Middle-class families are increasingly feeling the bite of the Alternative Minimum Tax. It was originally meant to target rich tax dodgers. How are families coping with the AMT?
Taxes are due April 17 this year, just a few weeks from now. And as Americans calculate what they’ll owe, a growing number of them are finding their bill is bigger than they’d expected – courtesy of the alternative minimum tax, or AMT. It’s a term that strikes fear in the heart of many a taxpayer, but just what is it? Here, a primer:
What is the alternative minimum tax?
The alternative minimum tax (AMT) was first enacted in 1969 to make sure that very wealthy people paid at least some income tax. Basically, it’s a parallel tax system that is triggered when people with high incomes also claim a lot of deductions.
If the amount an individual owes under the regular tax system is lower than the amount he or she would owe under the parallel AMT system, then the taxpayer must pay the AMT instead. The goal was to make sure that high-income individuals didn’t use tax shelters, deductions and loopholes to avoid paying any income tax at all.
Who has to pay the AMT?
Though it started out as a “tax for the rich,” the AMT affects more and more taxpayers each year, because the AMT is not indexed to inflation. An income that qualified someone as wealthy in 1969 — say, $100,000 a year — is considered just middle class in 2007, but it could still be enough to trigger the tax.
The AMT often affects individuals with incomes starting around $115,000 a year, and married couples with a joint income of $150,000, says Kate Fries, a financial adviser at the Family Firm in Bethesda, Md. But individuals with lower incomes and various deductions can also be hit.
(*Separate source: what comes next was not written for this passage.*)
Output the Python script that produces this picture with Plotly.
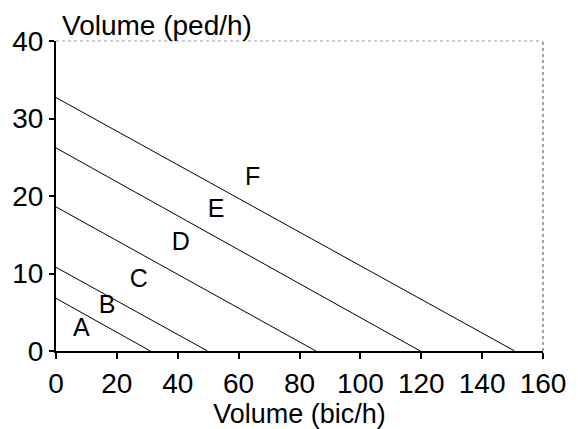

Under this alternative tax system, taxpayers can’t claim deductions for property taxes, state and local taxes, and dependent children. So the AMT has a significant impact on families with children and on taxpayers who have high state and local taxes.
How many people does it affect?
According to the Tax Policy Center, a Washington, D.C., think tank, 23.4 million taxpayers will be subject to the AMT in 2007, unless Congress acts to change current law. That’s up from the less than 4 million who paid AMT last year, when a temporary, higher exemption was in place; it expired at the end of 2006 but is likely to get extended for at least another year.
In 1970, only 20,000 taxpayers were subject to the AMT. If no changes are made, the center estimates that about 39 million taxpayers will have to pay the AMT in 2017.
How can you find out if the AMT will affect you?
Fries suggests that people start thinking about the AMT if they have a yearly income of $100,000 or more. She warns, however, that the AMT can affect taxpayers who earn less than that. And large capital gains — from, say, selling stocks at a profit — can also push an individual into the AMT for a year, even if his or her average yearly income does not.
Calculating whether you’ll have to pay AMT can be notoriously complicated. Fries notes that most computer tax programs will run these calculations for you, as will a CPA. But, she says, nobody should try to figure out if they owe AMT using pen and paper forms.
What should you do if AMT does apply to you, or if you think it might?
There’s really not much you can do about it, according to Fries. But if you know you’ll have a large capital gain, or some other unusual financial circumstance, consult an accountant early.